Murakami'nin romanlarında olan döngünün benzeri var filmimizde. İlk bir saat neredeyse birbirinin aynı olan bir rutini izlediğinizde (oysa aynı değildir döngüler, görmesini bilenlere ne farklılıklar vardır) düz sinema izleyiciyseniz oflarpuflar çekebilirsiniz. Eğer zaten bunu yapıyorsanız kapatın gitsin. Sonrası da size bir şey vermeyecektir.
Hirayama'nın rutini var. Alarm kurmaksızın, sokaktaki süpürgenin sesine uyanır. Evden çıktığında ilk yaptığı gökyüzüne bakıp gülümsemektir. İşini savsaklamadan, büyük bir titizlikle yapar (Hirayama tuvalet temizlemektedir). Saatini yalnızca tatil günlerinde takar. Bisikletini park etmeye yaklaştığında benim gibi yanlayarak yavaşlar. Hayatında internet, akıllı telefon, televizyon yoktur. Sadece müzik ve kitapla zenginleştirir rutinini (kitap seçimleri de güzeldir Faulkner'lar, Highsmith'ler, kenarda köşede kalmış ulusal denemecileri). Fazla konuşmaz. Arkadaşı yoktur. Evinde banyo yoktur. Yemek pişirmez (bir kerecik noodle yaptı zaruretten). Dijitale geçmemiş, analogda kalmıştır. Sadece haftasonları gittiği bardaki kadına gizliden yangındır.
Baş kahramanın geçmişi ve bugünü hakkında bu kadar az bilgi verip, izleyicinin ilgisini film boyunca tutmayı başaran etken (fakire göre) kuşkusuz yönetmendir. Wenders, oluşturduğu dünyanın içine aksiyon, müzik (sadece Hirayama'nın dinlediği müzikleri duyuyoruz (ki o da şükeladır)), dram katmadan sadece anı göstererek güzel bir iş çıkarmış.
İkinci yarıdan itibaren protagonistimizin hakkında bir takım ipuçları veriliyor.
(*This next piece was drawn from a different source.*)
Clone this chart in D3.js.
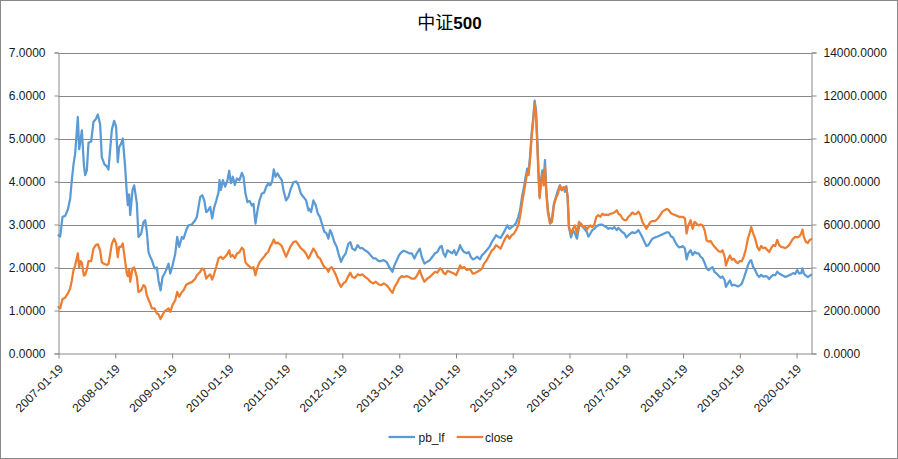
<!DOCTYPE html>
<html>
<head>
<meta charset="utf-8">
<script src="https://cdn.jsdelivr.net/npm/d3@7"></script>
<style>
  html, body { margin: 0; padding: 0; background: #fff; }
  svg { display: block; }
  text { font-family: "Liberation Sans", Arial, sans-serif; }
</style>
</head>
<body>
<svg id="chart" width="898" height="459"></svg>
<script>
// ---- data ----
const title = "中证500";
const seriesNames = ["pb_lf", "close"];
const xTickLabels = ["2007-01-19","2008-01-19","2009-01-19","2010-01-19","2011-01-19","2012-01-19","2013-01-19",
  "2014-01-19","2015-01-19","2016-01-19","2017-01-19","2018-01-19","2019-01-19","2020-01-19"];
const xEnd = "2020-04-24";
const leftTicks = [0,1,2,3,4,5,6,7];
const rightTicks = [0,2000,4000,6000,8000,10000,12000,14000];

// decimal-year positions of samples
const dates = [
  2007.050,2007.079,2007.120,2007.167,2007.214,2007.255,2007.284,2007.314,2007.343,2007.390,2007.414,2007.437,2007.461,2007.496,2007.519,2007.549,2007.578,2007.625,2007.666,2007.707,2007.742,2007.783,2007.813,2007.860,2007.901,2007.930,2007.959,2007.989,2008.030,2008.065,2008.094,2008.118,2008.153,2008.182,2008.223,2008.253,2008.270,2008.294,2008.312,2008.353,2008.382,2008.429,2008.458,2008.505,2008.546,2008.576,2008.605,2008.634,2008.664,2008.693,2008.740,2008.781,2008.810,2008.846,2008.881,2008.916,2008.957,2008.986,2009.016,2009.057,2009.104,2009.139,2009.174,2009.221,
  2009.251,2009.298,2009.339,2009.397,2009.456,2009.485,2009.515,2009.544,2009.579,2009.615,2009.650,2009.685,2009.720,2009.755,2009.791,2009.826,2009.867,2009.885,2009.908,2009.943,2009.984,2010.025,2010.055,2010.084,2010.119,2010.155,2010.190,2010.237,2010.278,2010.307,2010.342,2010.378,2010.413,2010.454,2010.483,2010.518,2010.554,2010.589,2010.630,2010.671,2010.706,2010.741,2010.777,2010.812,2010.841,2010.871,2010.906,2010.941,2010.982,2011.011,2011.058,2011.099,2011.140,2011.187,2011.234,2011.275,2011.317,2011.364,2011.410,2011.452,
  2011.462,2011.498,2011.539,2011.580,2011.615,2011.656,2011.697,2011.732,2011.768,2011.803,2011.832,2011.862,2011.908,2011.950,2011.979,2012.026,2012.067,2012.108,2012.155,2012.190,2012.225,2012.272,2012.319,2012.360,2012.401,2012.448,2012.495,2012.542,2012.595,2012.636,2012.683,2012.730,2012.777,2012.824,2012.859,2012.900,2012.930,2012.965,2013.006,2013.047,2013.094,2013.129,2013.182,2013.223,2013.270,2013.317,2013.358,2013.411,2013.446,2013.493,2013.540,2013.587,2013.634,
  2013.681,2013.722,2013.769,2013.798,2013.828,2013.863,2013.898,2013.945,2013.980,2014.016,2014.051,2014.092,2014.121,2014.156,2014.192,2014.239,2014.274,2014.309,2014.344,2014.385,2014.426,2014.473,2014.509,2014.544,2014.591,2014.638,2014.685,2014.720,2014.755,2014.796,2014.837,2014.872,2014.914,2014.955,2014.990,2015.031,2015.072,2015.107,2015.148,2015.178,2015.213,2015.248,2015.277,2015.307,2015.330,2015.354,2015.383,2015.412,2015.436,2015.459,2015.483,2015.506,2015.524,2015.547,2015.571,2015.594,2015.618,2015.641,2015.671,2015.706,2015.741,2015.776,2015.811,2015.847,
  2015.882,2015.911,2015.947,2015.970,2015.994,2016.017,2016.040,2016.076,2016.111,2016.146,2016.181,2016.217,2016.252,2016.287,2016.322,2016.357,2016.381,2016.416,2016.451,2016.487,2016.522,2016.557,2016.592,2016.627,2016.663,2016.698,2016.733,2016.768,2016.803,2016.839,2016.880,2016.909,2016.944,2016.980,2017.015,2017.050,2017.085,2017.120,2017.156,2017.191,2017.226,2017.261,2017.296,2017.332,2017.367,2017.402,2017.437,2017.473,2017.508,2017.555,2017.602,2017.649,2017.684,2017.731,2017.766,2017.801,2017.836,2017.872,2017.907,2017.942,2017.977,2018.024,
  2018.041,2018.082,2018.111,2018.141,2018.182,2018.217,2018.252,2018.287,2018.323,2018.358,2018.393,2018.428,2018.464,2018.499,2018.534,2018.569,2018.604,2018.640,2018.675,2018.710,2018.745,2018.780,2018.804,2018.839,2018.874,2018.910,2018.945,2018.980,2019.015,2019.050,2019.086,2019.121,2019.156,2019.191,2019.226,2019.250,2019.285,2019.320,2019.356,2019.391,2019.426,2019.461,2019.496,2019.532,2019.567,2019.602,2019.637,2019.673,2019.708,2019.743,2019.778,2019.813,2019.849,2019.884,2019.919,2019.954,2019.989,2020.025,2020.060,2020.095,2020.130,2020.154,2020.177,2020.212,2020.248,2020.283,2020.306
];

const pbLf = [
  2.75,2.72,3.18,3.20,3.35,3.60,4.03,4.40,4.65,5.50,4.75,4.95,5.19,4.40,4.15,4.26,4.90,4.93,5.39,5.45,5.56,5.33,4.56,4.40,4.35,4.28,4.73,5.20,5.41,5.27,4.45,4.80,4.88,5.00,4.34,3.72,3.45,3.70,3.22,3.80,3.91,3.49,2.71,2.79,3.06,3.10,2.83,2.36,2.25,2.17,1.98,2.00,1.70,1.47,1.78,1.86,1.98,2.09,1.86,2.05,2.32,2.71,2.48,2.71,
  2.67,2.87,2.98,3.00,3.10,3.18,3.41,3.64,3.68,3.56,3.29,3.33,3.41,3.14,3.40,3.55,3.75,4.03,3.80,4.03,3.88,4.03,4.25,3.96,4.11,3.92,4.07,4.03,4.20,4.11,3.72,3.52,3.55,3.44,3.48,3.02,3.33,3.56,3.72,3.74,3.87,3.95,3.91,4.00,4.28,4.11,4.19,4.11,4.03,3.80,3.56,3.64,3.83,3.98,4.00,3.92,3.72,3.64,3.56,3.33,
  3.37,3.29,3.56,3.45,3.26,3.17,2.98,2.83,2.80,2.67,2.87,2.79,2.59,2.48,2.33,2.13,2.25,2.33,2.55,2.59,2.44,2.40,2.52,2.45,2.45,2.40,2.36,2.29,2.21,2.21,2.15,2.15,2.17,2.13,2.05,1.95,1.90,2.05,2.17,2.29,2.36,2.39,2.36,2.33,2.33,2.21,2.33,2.44,2.25,2.09,2.13,2.17,2.25,
  2.33,2.36,2.48,2.50,2.33,2.25,2.40,2.36,2.33,2.40,2.29,2.40,2.52,2.42,2.36,2.33,2.36,2.25,2.19,2.21,2.25,2.19,2.29,2.33,2.40,2.48,2.60,2.67,2.75,2.71,2.69,2.77,2.87,2.98,2.90,2.94,2.98,3.03,3.18,3.33,3.64,3.87,4.11,4.30,4.26,4.57,5.12,5.50,5.88,5.66,4.96,4.18,3.64,4.03,4.26,4.03,4.50,3.80,3.33,3.06,3.14,3.49,3.64,3.80,
  3.91,3.80,3.87,3.76,3.89,3.64,2.94,2.70,2.87,2.79,2.67,2.94,3.02,2.94,2.88,2.82,2.72,2.79,2.87,2.90,2.96,2.98,3.00,3.00,2.96,2.94,2.90,2.92,2.90,2.94,2.87,2.92,2.87,2.82,2.79,2.70,2.75,2.79,2.82,2.80,2.82,2.87,2.79,2.70,2.60,2.50,2.52,2.60,2.67,2.70,2.72,2.75,2.77,2.80,2.82,2.81,2.72,2.70,2.60,2.52,2.47,2.48,
  2.50,2.44,2.19,2.33,2.40,2.29,2.36,2.33,2.33,2.25,2.21,2.11,1.98,1.94,1.98,2.01,1.90,1.86,1.81,1.76,1.79,1.71,1.55,1.63,1.70,1.58,1.60,1.58,1.56,1.58,1.63,1.76,1.90,2.05,2.15,2.17,2.01,1.94,1.83,1.78,1.83,1.79,1.80,1.79,1.73,1.79,1.83,1.82,1.90,1.86,1.83,1.81,1.78,1.80,1.82,1.84,1.87,1.85,1.94,1.86,1.87,1.98,1.86,1.81,1.78,1.81,1.83
];

const closeVals = [
  2160,2100,2520,2600,2800,3020,3400,3880,4100,4660,4000,4300,4220,3620,3660,3900,4300,4300,4880,5040,5080,4800,4240,4160,4120,4160,4600,5100,5340,5120,4480,4960,4960,5120,4300,3720,3600,3900,3340,3960,4000,3560,2860,2940,3180,3100,2700,2500,2320,2100,2100,1860,1820,1600,1800,1960,2040,2100,1940,2260,2480,2860,2640,2860,
  2940,3200,3260,3320,3480,3640,3720,3800,3960,3880,3480,3600,3680,3440,3720,4020,4420,4460,4500,4400,4500,4640,4800,4500,4580,4440,4640,4720,4920,4840,4240,4120,4040,3960,4020,3640,4020,4240,4380,4500,4640,4720,4960,5120,5300,5120,5160,5100,5000,4800,4500,4760,5000,5180,5220,5060,4900,4800,4640,4420,
  4460,4660,4880,4720,4500,4420,4180,4020,3960,3800,3960,4020,3800,3560,3320,3100,3260,3340,3600,3760,3560,3520,3680,3640,3680,3560,3480,3340,3260,3340,3220,3180,3260,3180,3080,2920,2820,3080,3260,3480,3600,3560,3600,3560,3480,3480,3600,3880,3600,3340,3480,3560,3680,
  3800,3760,3960,3920,3760,3680,3840,3800,3760,3720,3640,3880,4100,3960,4020,3880,3920,3880,3720,3740,3800,3880,3960,4180,4340,4580,4800,4880,5040,4960,4880,5100,5340,5500,5340,5500,5580,5740,5960,6360,6980,7520,7980,8440,8300,9000,10080,10840,11650,11160,9620,8060,7220,7900,8360,7820,8660,7440,6520,6040,6120,6900,7220,7440,
  7820,7600,7740,7700,7700,7280,5880,5580,5800,5960,5580,6120,6000,5880,5920,5760,5880,5960,5880,6000,6360,6440,6360,6500,6440,6460,6440,6500,6520,6560,6660,6500,6440,6280,6200,6200,6360,6440,6560,6480,6500,6600,6440,6120,5960,5800,5960,6120,6160,6160,6280,6440,6600,6680,6720,6660,6520,6480,6440,6400,6360,6360,
  6360,6280,5580,5960,6200,5800,6120,6040,5960,6000,5960,5740,5260,5200,5240,5080,4960,4860,4760,4720,4800,4520,4100,4360,4560,4360,4400,4260,4200,4300,4300,4520,4860,5340,5640,5880,5580,5340,4960,4800,5000,4900,4920,4820,4720,4900,5040,5000,5280,5040,4960,4940,4900,4960,5040,5200,5340,5420,5400,5440,5580,5760,5420,5200,5140,5280,5320
];

// ---- drawing ----
const W = 898, H = 459;
const plot = { left: 58.5, right: 811.5, top: 52.5, bottom: 353.5 };
const gridColor = "#898989";
const textColor = "#1a1a1a";
const colors = ["#5B9BD5", "#ED7D31"];

const parse = d3.utcParse("%Y-%m-%d");
function yearToDate(t) {
  const y = Math.floor(t);
  const a = Date.UTC(y, 0, 1), b = Date.UTC(y + 1, 0, 1);
  return new Date(a + (t - y) * (b - a));
}

const svg = d3.select("#chart");
svg.append("rect").attr("x", 0.5).attr("y", 0.5).attr("width", W - 1).attr("height", H - 1)
  .attr("fill", "#fff").attr("stroke", gridColor).attr("stroke-width", 1);

const x = d3.scaleUtc().domain([parse(xTickLabels[0]), parse(xEnd)]).range([plot.left, plot.right]);
const yL = d3.scaleLinear().domain([0, 7]).range([plot.bottom, plot.top]);
const yR = d3.scaleLinear().domain([0, 14000]).range([plot.bottom, plot.top]);

// gridlines
svg.append("g").selectAll("line").data(leftTicks.filter(d => d > 0)).join("line")
  .attr("x1", plot.left).attr("x2", plot.right)
  .attr("y1", d => Math.round(yL(d)) + 0.5).attr("y2", d => Math.round(yL(d)) + 0.5)
  .attr("stroke", gridColor).attr("stroke-width", 1);

// left axis
const gL = svg.append("g").attr("transform", `translate(${plot.left},0)`)
  .call(d3.axisLeft(yL).tickValues(leftTicks).tickFormat(d3.format(".4f")).tickSize(4).tickPadding(9));
// right axis
const gR = svg.append("g").attr("transform", `translate(${plot.right},0)`)
  .call(d3.axisRight(yR).tickValues(rightTicks).tickFormat(d3.format(".4f")).tickSize(5).tickPadding(7));
// bottom axis
const gB = svg.append("g").attr("transform", `translate(0,${plot.bottom})`)
  .call(d3.axisBottom(x).tickValues(xTickLabels.map(parse)).tickFormat(d3.utcFormat("%Y-%m-%d")).tickSize(5).tickSizeOuter(0));

[gL, gR, gB].forEach(g => {
  g.select(".domain").attr("stroke", gridColor);
  g.selectAll(".tick line").attr("stroke", gridColor);
  g.selectAll(".tick text").attr("fill", textColor).style("font-size", "12px")
    .style("font-family", '"Liberation Sans", Arial, sans-serif');
});
gB.selectAll(".tick text")
  .attr("text-anchor", "end")
  .attr("dy", null).attr("y", null)
  .attr("transform", "translate(5,16) rotate(-45)");

// lines
const pts = dates.map((t, i) => ({ d: yearToDate(t), pb: pbLf[i], close: closeVals[i] }));
const linePb = d3.line().x(d => x(d.d)).y(d => yL(d.pb));
const lineClose = d3.line().x(d => x(d.d)).y(d => yR(d.close));
svg.append("path").datum(pts).attr("d", linePb).attr("fill", "none")
  .attr("stroke", colors[0]).attr("stroke-width", 2.25).attr("stroke-linejoin", "round").attr("stroke-linecap", "round");
svg.append("path").datum(pts).attr("d", lineClose).attr("fill", "none")
  .attr("stroke", colors[1]).attr("stroke-width", 2.25).attr("stroke-linejoin", "round").attr("stroke-linecap", "round");

// title
const tt = svg.append("text").attr("x", 449.5).attr("y", 28.5).attr("text-anchor", "middle").attr("fill", "#000");
tt.append("tspan").text(title.slice(0, 2))
  .style("font-family", '"Noto Sans CJK SC", sans-serif').style("font-size", "18px");
tt.append("tspan").text(title.slice(2))
  .style("font-family", '"Liberation Sans", Arial, sans-serif').style("font-size", "17px").style("font-weight", "bold");

// legend
const legendItems = [
  { name: seriesNames[0], color: colors[0], x1: 388.5, x2: 415, tx: 418.5 },
  { name: seriesNames[1], color: colors[1], x1: 456.7, x2: 483.3, tx: 485 }
];
const lg = svg.append("g");
legendItems.forEach(it => {
  lg.append("line").attr("x1", it.x1).attr("x2", it.x2).attr("y1", 437).attr("y2", 437)
    .attr("stroke", it.color).attr("stroke-width", 2.25);
  lg.append("text").attr("x", it.tx).attr("y", 441.5).text(it.name)
    .attr("fill", textColor).style("font-size", "12px");
});
</script>
</body>
</html>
Anlıyoruz ki, Hirayama'nın bir başka hayatı olmuş. Nedir: o sadeliği ve yalnızlığı tercih etmiş. Ne zaman hayatına insanlar girmeye başlıyor o zaman mutlu ve mutsuz zamanlar artmaya başlıyor. Oysa kendi kurduğu düzende gayet güzel idare etmeyi beceriyordu. Küçük şeylerden haz almayı öğrenmişti. Tokyo gibi bir megapolde de olsa doğayla bağlarını sağlam tutuyordu.
Film boyunca hiç durmayan bir şehir uğultusu duyuyoruz. Sadece müziklerle kesiliyor bu uğultu. Gün sonunda görsel muhasebenin yapıldığı uyku öncesi anlarda dahi bu uğultu kaybolmuyor.
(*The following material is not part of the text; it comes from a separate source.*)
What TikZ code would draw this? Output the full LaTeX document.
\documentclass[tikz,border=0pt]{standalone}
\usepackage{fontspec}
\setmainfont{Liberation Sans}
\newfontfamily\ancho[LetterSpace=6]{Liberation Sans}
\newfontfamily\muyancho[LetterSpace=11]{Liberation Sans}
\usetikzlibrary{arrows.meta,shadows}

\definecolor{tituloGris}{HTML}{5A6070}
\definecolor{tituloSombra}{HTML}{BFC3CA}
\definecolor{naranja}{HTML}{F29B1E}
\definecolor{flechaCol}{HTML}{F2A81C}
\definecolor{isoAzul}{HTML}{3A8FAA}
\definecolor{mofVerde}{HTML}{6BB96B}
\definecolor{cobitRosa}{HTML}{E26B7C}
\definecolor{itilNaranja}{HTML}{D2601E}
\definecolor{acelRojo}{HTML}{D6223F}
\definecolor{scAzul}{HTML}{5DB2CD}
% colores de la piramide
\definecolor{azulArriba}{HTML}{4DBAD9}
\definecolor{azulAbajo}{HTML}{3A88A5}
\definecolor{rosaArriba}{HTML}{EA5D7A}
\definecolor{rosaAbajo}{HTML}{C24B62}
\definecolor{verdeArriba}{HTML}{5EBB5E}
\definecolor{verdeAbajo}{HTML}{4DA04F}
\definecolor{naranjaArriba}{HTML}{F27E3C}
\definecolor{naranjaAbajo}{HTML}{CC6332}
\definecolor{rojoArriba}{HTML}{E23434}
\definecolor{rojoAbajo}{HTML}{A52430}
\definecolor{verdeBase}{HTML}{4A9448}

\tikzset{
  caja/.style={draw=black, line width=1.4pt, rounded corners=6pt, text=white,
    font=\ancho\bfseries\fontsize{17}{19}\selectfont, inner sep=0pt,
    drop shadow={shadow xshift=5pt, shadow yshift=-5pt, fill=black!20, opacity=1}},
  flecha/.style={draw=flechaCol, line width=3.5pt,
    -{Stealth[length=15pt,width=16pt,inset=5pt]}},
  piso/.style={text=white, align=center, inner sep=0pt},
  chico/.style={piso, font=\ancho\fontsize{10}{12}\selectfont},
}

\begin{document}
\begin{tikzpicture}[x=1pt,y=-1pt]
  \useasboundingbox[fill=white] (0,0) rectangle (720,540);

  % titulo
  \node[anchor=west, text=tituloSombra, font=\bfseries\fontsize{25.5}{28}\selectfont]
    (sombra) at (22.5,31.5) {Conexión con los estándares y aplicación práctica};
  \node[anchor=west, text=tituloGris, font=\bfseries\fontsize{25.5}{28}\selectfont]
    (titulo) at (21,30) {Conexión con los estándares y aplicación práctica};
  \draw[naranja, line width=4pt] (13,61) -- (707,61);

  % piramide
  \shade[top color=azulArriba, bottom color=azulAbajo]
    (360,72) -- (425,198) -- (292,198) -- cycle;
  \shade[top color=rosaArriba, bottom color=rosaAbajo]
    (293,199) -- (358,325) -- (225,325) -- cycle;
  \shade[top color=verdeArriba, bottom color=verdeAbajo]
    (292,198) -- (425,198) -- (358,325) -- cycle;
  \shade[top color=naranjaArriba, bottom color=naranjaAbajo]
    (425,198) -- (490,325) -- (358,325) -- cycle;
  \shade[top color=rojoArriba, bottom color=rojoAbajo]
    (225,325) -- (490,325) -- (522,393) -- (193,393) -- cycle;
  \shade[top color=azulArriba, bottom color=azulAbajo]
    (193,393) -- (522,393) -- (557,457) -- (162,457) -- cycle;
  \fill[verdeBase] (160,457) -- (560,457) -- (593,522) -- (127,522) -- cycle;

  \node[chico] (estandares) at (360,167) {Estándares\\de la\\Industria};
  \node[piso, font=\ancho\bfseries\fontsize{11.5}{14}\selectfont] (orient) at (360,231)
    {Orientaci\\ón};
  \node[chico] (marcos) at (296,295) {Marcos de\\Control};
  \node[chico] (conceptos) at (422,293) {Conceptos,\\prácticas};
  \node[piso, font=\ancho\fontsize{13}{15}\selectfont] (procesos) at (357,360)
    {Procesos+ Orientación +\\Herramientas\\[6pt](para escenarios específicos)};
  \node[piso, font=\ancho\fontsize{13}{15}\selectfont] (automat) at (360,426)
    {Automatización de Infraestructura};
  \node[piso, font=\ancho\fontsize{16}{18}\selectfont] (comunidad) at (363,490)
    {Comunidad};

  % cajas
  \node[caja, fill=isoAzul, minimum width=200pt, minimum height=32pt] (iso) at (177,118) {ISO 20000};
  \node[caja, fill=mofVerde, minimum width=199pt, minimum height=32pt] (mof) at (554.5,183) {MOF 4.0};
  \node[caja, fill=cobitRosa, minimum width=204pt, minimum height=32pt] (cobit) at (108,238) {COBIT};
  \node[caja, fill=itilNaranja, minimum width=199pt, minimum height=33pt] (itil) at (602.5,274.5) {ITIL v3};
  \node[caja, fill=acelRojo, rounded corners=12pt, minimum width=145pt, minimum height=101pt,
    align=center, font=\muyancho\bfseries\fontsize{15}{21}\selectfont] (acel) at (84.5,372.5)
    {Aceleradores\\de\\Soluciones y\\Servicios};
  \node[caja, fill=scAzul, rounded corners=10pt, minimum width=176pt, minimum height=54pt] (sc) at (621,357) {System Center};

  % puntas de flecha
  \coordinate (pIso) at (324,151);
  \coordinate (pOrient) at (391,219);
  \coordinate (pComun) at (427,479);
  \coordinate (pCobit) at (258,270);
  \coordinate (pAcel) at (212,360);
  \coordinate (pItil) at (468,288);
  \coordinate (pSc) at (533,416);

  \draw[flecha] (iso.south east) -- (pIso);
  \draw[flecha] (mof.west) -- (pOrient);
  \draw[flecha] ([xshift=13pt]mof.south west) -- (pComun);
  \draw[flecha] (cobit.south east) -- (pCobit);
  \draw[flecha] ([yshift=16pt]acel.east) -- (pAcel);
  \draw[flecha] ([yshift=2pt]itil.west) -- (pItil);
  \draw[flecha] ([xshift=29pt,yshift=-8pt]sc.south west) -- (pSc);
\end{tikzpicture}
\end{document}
Son izlediğim iki filmde de yalnızlık başroldeydi. Wenders filmimizin son sahnesine bu konu hakkındaki yorumunu eklemiş bence (tabii burada Hirayama'ya hayat veren Koji Yakusho'ya bir alkış göndermek farzdır). Ağlatırken güldüren, güldürürken ağlatan bir durum, aynı hayat gibi.
Öyle standart sinefile gelmez. Daha ziyade resme bakıp kaybolmayı bilenlerin hoşlanacağı filmdir. Kirpi'yi* sevenler, bunu da sevecektir. Murakami sevenler, bayılacaktır. Holivut sevenler, koşarak uzaklaşacaklardır.